It is hard to think about my uncle Bill Bracy without thinking of books — thousands and thousands of books.
They fill the bookshelves in his home — from floor to ceiling. He read them and stored them and knew where to find each one. I am pretty sure my aunt encouraged him to give a book away every time he brought a new one home, just to keep the volume of books in the house manageable. Which it was not.
He highlighted the books he read in multiple colors. He purchased books for friends. One year he erected a massive Christmas tree from books.
For my Uncle Bill, there was no problem that a book couldn’t solve.
So, it wasn’t a surprise to me that his study of the gospel and gospel principles centered on books. He read various translations of the Old and New Testaments, paying attention to the Latin, Hebrew, Aramaic or Greek roots of words. He cared about the different writing styles of Enos and Jarom and Omni. He made lists of insights.
What I remember most, however, was his remedy for doubt. It was a book.

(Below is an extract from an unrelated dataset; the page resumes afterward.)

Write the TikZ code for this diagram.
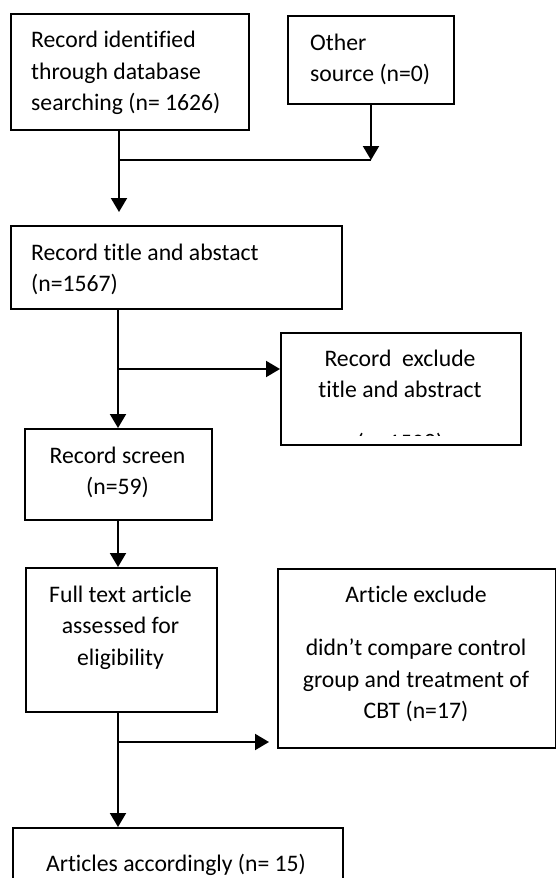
\documentclass[tikz,border=0pt]{standalone}
\usepackage{fontspec}
\setmainfont{Carlito}[Ligatures=NoCommon]
\usetikzlibrary{arrows.meta}

\begin{document}
\begin{tikzpicture}[
  x=1pt, y=-1pt,
  font=\fontsize{23.7}{31.5}\selectfont,
  box/.style={draw, line width=2pt, inner sep=0pt, anchor=north west},
  txt/.style={inner sep=0pt, anchor=base},
  txtl/.style={inner sep=0pt, anchor=base west},
  link/.style={line width=2pt},
  arr/.style={line width=2pt, -{Triangle[width=16pt,length=14pt]}}
]
\clip (0,0) rectangle (556,878);

% boxes
\node[box, minimum width=238pt, minimum height=116pt] (b1) at (10,13) {};
\node[box, minimum width=166pt, minimum height=88pt]  (b2) at (287,15) {};
\node[box, minimum width=331pt, minimum height=83pt]  (b3) at (10,225) {};
\node[box, minimum width=240pt, minimum height=112pt] (b4) at (280,332) {};
\node[box, minimum width=187pt, minimum height=91pt]  (b5) at (24,428) {};
\node[box, minimum width=191pt, minimum height=144pt] (b6) at (25,567) {};
\node[box, minimum width=278pt, minimum height=179pt] (b7) at (277,568) {};
\node[box, minimum width=330pt, minimum height=90pt]  (b8) at (12,827) {};

% texts
\node[txtl] (t1a) at (31,47)  {Record identified};
\node[txtl] (t1b) at (31,79)  {through database};
\node[txtl] (t1c) at (31,110) {searching (n= 1626)};

\node[txtl] (t2a) at (310,50) {Other};
\node[txtl] (t2b) at (310,81) {source (n=0)};

\node[txtl] (t3a) at (31,260) {Record title and abstact};
\node[txtl] (t3b) at (31,291) {(n=1567)};

\node[txt] (t4a) at (400,366) {Record\ \ exclude};
\node[txt] (t4b) at (400,397) {title and abstract};
% third line cut off by the box's text area
\begin{scope}
  \clip (280,432) rectangle (520,435);
  \node[txt] (t4c) at (400,450) {(n=1508)};
\end{scope}

\node[txt] (t5a) at (117.5,463) {Record screen};
\node[txt] (t5b) at (117.5,494) {(n=59)};

\node[txt] (t6a) at (120.5,602) {Full text article};
\node[txt] (t6b) at (120.5,633) {assessed for};
\node[txt] (t6c) at (120.5,665) {eligibility};

\node[txt] (t7a) at (416,602) {Article exclude};
\node[txt] (t7b) at (416,655) {didn’t compare control};
\node[txt] (t7c) at (416,687) {group and treatment of};
\node[txt] (t7d) at (416,718) {CBT (n=17)};

\node[txt] (t8a) at (176,871) {Articles accordingly (n= 15)};

% junctions on the main flow line
\coordinate (j1) at (119,160);
\coordinate (j2) at (118,369);
\coordinate (j3) at (118,742);

% connectors
\draw[arr] (b1.south -| j1) -- ([yshift=13pt]b3.north -| j1);
\draw[arr] (b2.south) -- (b2.south |- j1);
\draw[link] (b2.south |- j1) -- (j1);

\draw[arr] (b3.south -| j2) -- (b5.north -| j2);
\draw[arr] (j2) -- (b4.west |- j2);

\draw[arr] (b5.south -| j2) -- (b6.north -| j2);

\draw[arr] (b6.south -| j3) -- (b8.north -| j3);
\draw[arr] (j3) -- ([xshift=-8pt]b7.west |- j3);
\end{tikzpicture}
\end{document}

One night while studying the gospel with my family during family home evening, my uncle said he answered every question of faith with one question. “But what about the Book of Mormon?”
I remember thinking, “Of course he would turn to a book for that answer.” And then I realized what he was saying: His testimony of the Book of Mormon was so powerful that, for him, it removed all doubt.
My uncle died on Jan. 25, leaving his family and many friends pondering his life — and his faith.
He received a master’s degree in Germanic languages and literature and an MBA from Harvard University, before embarking on a career that culminated with service as the president, chief operating officer or CEO of several high-profile companies. Speaking multiple languages, he expanded brands, developed new products and implemented global strategies.
Still, after retirement, he spent more than a decade as a tutor at Deseret Industries, visiting a friend in a local care center almost daily for seven years and driving my children and their cousins to school.
It is what happens when the Book of Mormon is the keystone of a powerful testimony.
The keystone, or the wedge-shaped piece of masonry at the crown of an arch that locks the other pieces in place, allows the entire structure to bear weight. Once the keystone is set in place, all the other pieces become stronger.
After translating the Book of Mormon, the Prophet Joseph Smith explained: “I told the brethren that the Book of Mormon was the most correct of any book on earth, and the keystone of our religion, and a man would get nearer to God by abiding by its precepts, than by any other book” (History of the Church, 4:461; Book of Mormon introduction).
My uncle’s question, “But what about the Book of Mormon?” confirms to me that the Book of Mormon was the keystone of his faith.
“My brothers and sisters, how precious is the Book of Mormon to you?” asked President Nelson. “If you were offered diamonds or rubies or the Book of Mormon, which would you choose? Honestly, which is of greater worth to you?”
President Nelson made a list “of what the Book of Mormon is, what it affirms, what it refutes, what it fulfills, what it clarifies and what it reveals.”
He also asked us to consider three questions while reading and studying the Book of Mormon: “First, what would your life be like without the Book of Mormon? Second, what would you not know? And third, what would you not have?”
The exercise changed my life.
The answers to those questions, and a tender fourth question — What about the Book of Mormon? — remove all doubt.
— Sarah Jane Weaver is editor of the Church News.